September 13, 2022 / Updated: October 27, 2022
Plan for Retail Sales Aeolidia

The holiday retail season is a crucially important sales period for every brick-and-mortar retailer. With so many unknowns, it It can be daunting to plan for this upcoming holiday season. That’s why we’re talking to Chris Guillot, who has created a pre-holiday game plan for brick-and-mortars that connects the dots between merchandising, marketing, pricing, and preparing their teams for the season ahead. No matter what size shop you have or how many holiday seasons you’ve been through – this plan will help you make the most of the months ahead.

Chris Guillot has been a retail educator since 1997 and has experience in multiple retail capacities including corporate and small business. Her consulting business, Merchant Method, helps small and medium-sized businesses (like yourself!) to use inventory for better cash flow, so you can do the things you really want to do – develop a loyal team and make customers happy.

Let’s be honest, many businesses have a love-hate relationship with their inventory and cash flow. Chris shows us how to use inventory as a powerhouse profit maker, instead of something that weighs you down. With your inventory working for you, you’ll learn to create or enhance your own holiday retail plan for a successful season – no matter what comes your way.

This content was initially produced as a webinar with Merchant Method Founder, Chris Guillot. You can watch a full recording of the webinar. Keep reading for the best hits from the presentation, followed by a summary of questions and answers from the recording.

Your Guide to Mitigate Holiday Retail Uncertainties

Right now, a lot of us retailers still feel like we’re treading water, with just enough cash flow to get by. The result of this stress is losing the passion that you need to get excited and make the sales that your business needs. In the lead-up to this holiday season, we’ll lead you through a pre-holiday plan that will help you manage your cash flow, regain your passion, and make those holiday sales!

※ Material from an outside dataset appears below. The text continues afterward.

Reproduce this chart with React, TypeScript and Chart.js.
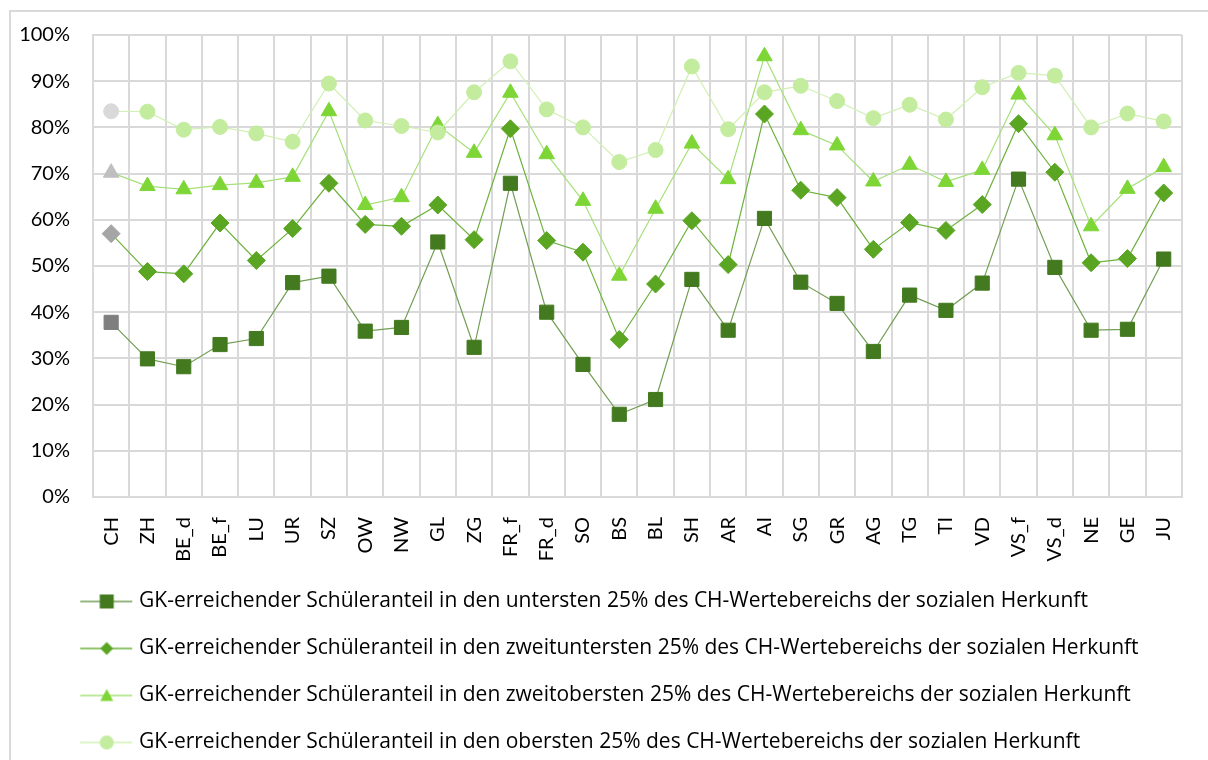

The two main pillars of success this holiday season are to:

  1. Teach your team the business behaviors you expect of them, then hold them to a standard of active selling and sales performance tracking.
  2. Embrace inventory ownership as speculative risk and manage your inventory investments and liabilities frequently, consistently, and persistently.

And, you’ll also want to visit Merchant Method’s special cheat sheet for Aeolidia readers, The Art of Inventory Management: 14 Ways to Sell Slow-Moving Stock at Full Retail Price, for a full checklist.

The key is mastering inventory management. This means no longer letting your stock control you, but instead treating inventory as a cornerstone of profitable cash flow. We’re going to walk through the three time periods of the season: planning (pre-season), merchandising and marketing (in-season), and pricing strategies (end-of-season). Let’s get started.

Essential Planning For the Holiday Retail Season

Pre-season: This should be completed by late September.

There are three essentials to planning for a successful holiday season: cash flow projections, your marketing calendar, and seasonal expenses.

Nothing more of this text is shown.